The English Premier League, soccer’s richest, has cashed in on a boom in the sport in China by signing a three-year television contract worth more than $650 million, according to a person familiar with the matter.

The deal is with digital broadcaster PPTV, a unit of Suning Holdings Co., the company that acquired a majority stake in Italian soccer team Inter Milan in June, according to the person, who asked not to be identified because the terms are private.

The agreement is worth about 12 times more than the current accord for TV rights in China. It starts with the 2019-20 season, the person said. The Premier League declined to comment.
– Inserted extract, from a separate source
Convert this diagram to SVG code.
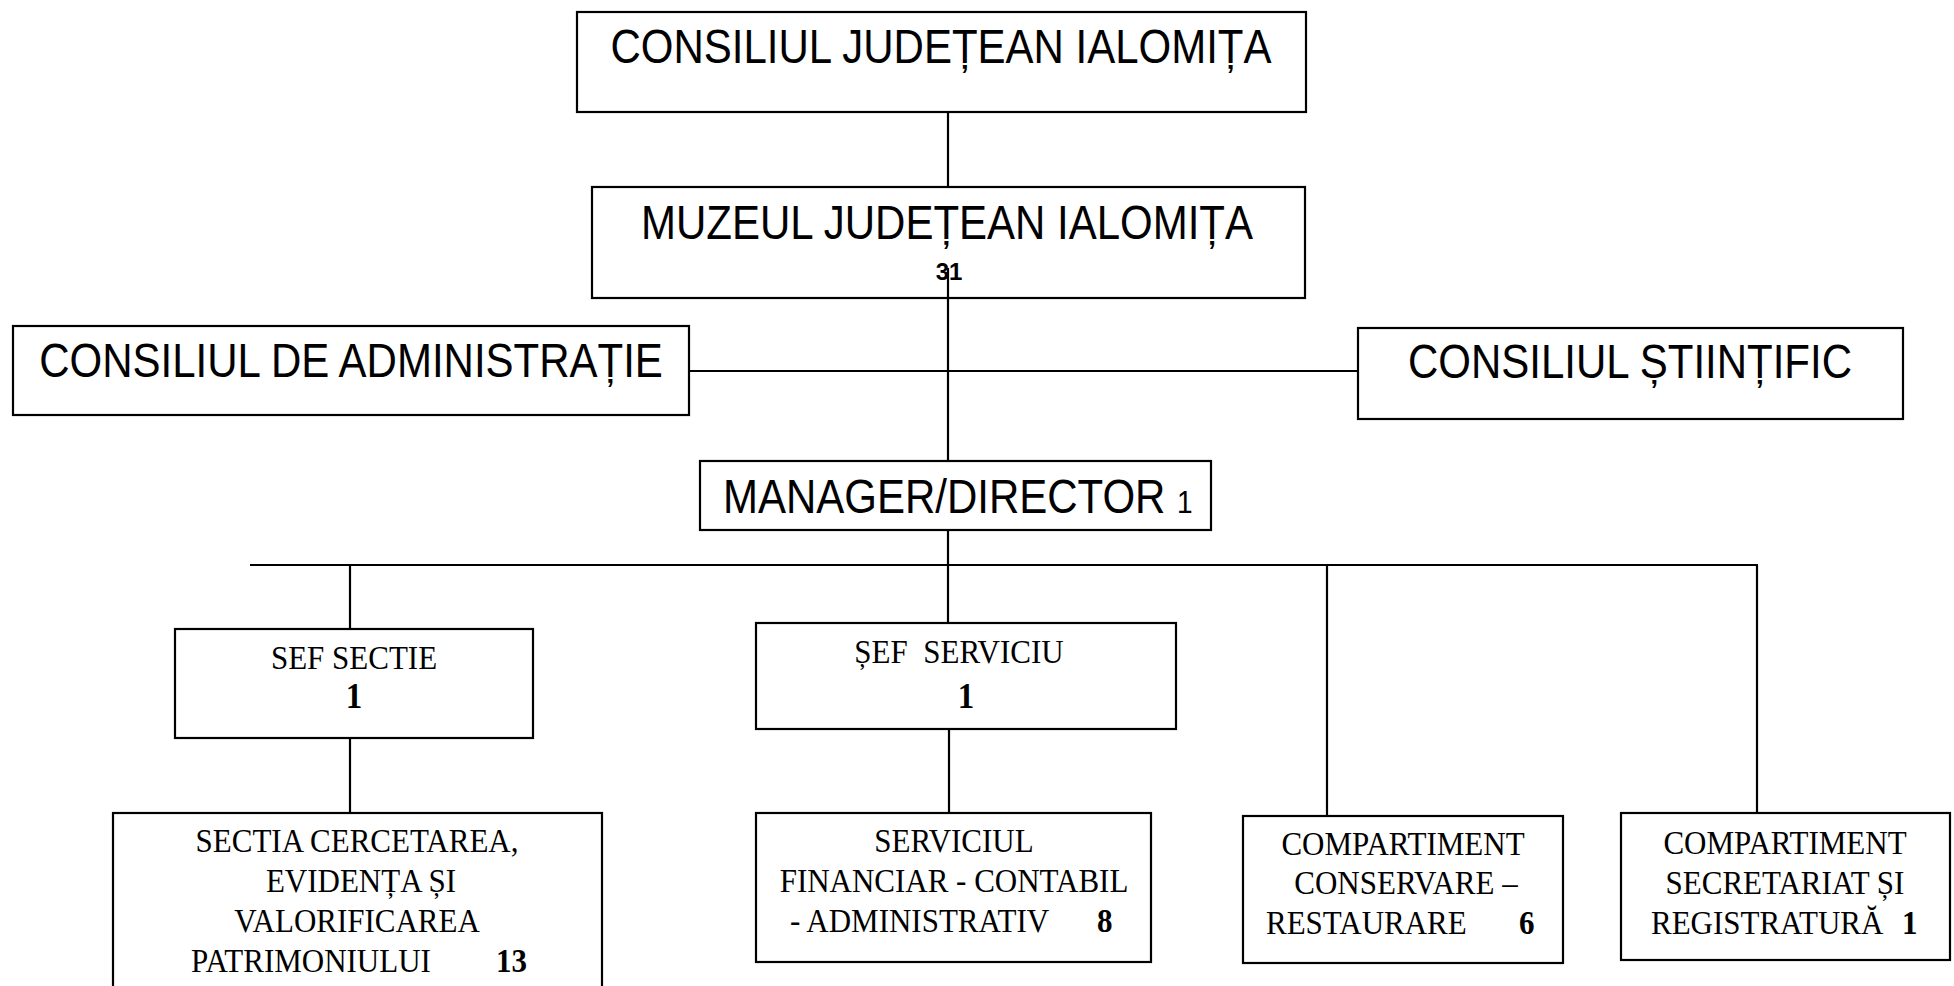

PPTV didn’t reply to an e-mail seeking comment and Suning didn’t immediately respond to a request for comment sent by text message.

The pact is likely to be the league’s biggest overseas television contract and follows a surge in soccer spending in China, which was triggered by President Xi Jinping’s desire for the country to build a sports economy around soccer.

“What we have now in China that we didn’t have even three years ago is this massive competition for sports properties that’s driving prices up,” said Mark Dreyer, the Beijing-based founder of industry website China Sports Insider. “While it’s still less than what broadcast rights go for in the U.K. or U.S., it is untested if Chinese consumers will pay to watch in enough numbers that these investments can be recouped.”

Shares of Suning Commerce Group Co., the listed appliance-retailer unit of Suning, rose 0.4 percent to 11.30 yuan as of 10:52 a.m. in Shenzhen trading.

Rights Sale

The Premier League made the rare move of starting a rights sale years before the expiration of its current deal in China with Super Sport Media Group. That agreement is worth as little as $18 million annually, after the league decided to target viewership rather than profit in China. The six-year deal signed in 2012 came after an ill-fated three-year contract with a pay-TV operator that saw some matches attract fewer than 1,000 viewers.

Some of the Premier League’s overseas rivals will be left smarting by the size of the current contract, the latest sign of the English circuit’s ability to out-earn competitors from Spain, Germany and Italy. The Premier League’s latest three-year television deals covering worldwide rights are worth more than 8 billion pounds ($9.9 billion).

There was “huge competition” for the rights in China, according to Richard Welbirg of TV Sports Markets, a researcher that follows the sales. Welbirg said PPTV will probably license some of its rights to online and pay TV operators. Under its agreements in China, the Premier League has also requested some matches be available on broadcast television.

PPTV, a video-streaming website, paid $270 million last year for the exclusive media rights to the Spanish soccer league La Liga. It also has licensing and distribution agreements with CBS studios and the professional wrestling league WWE.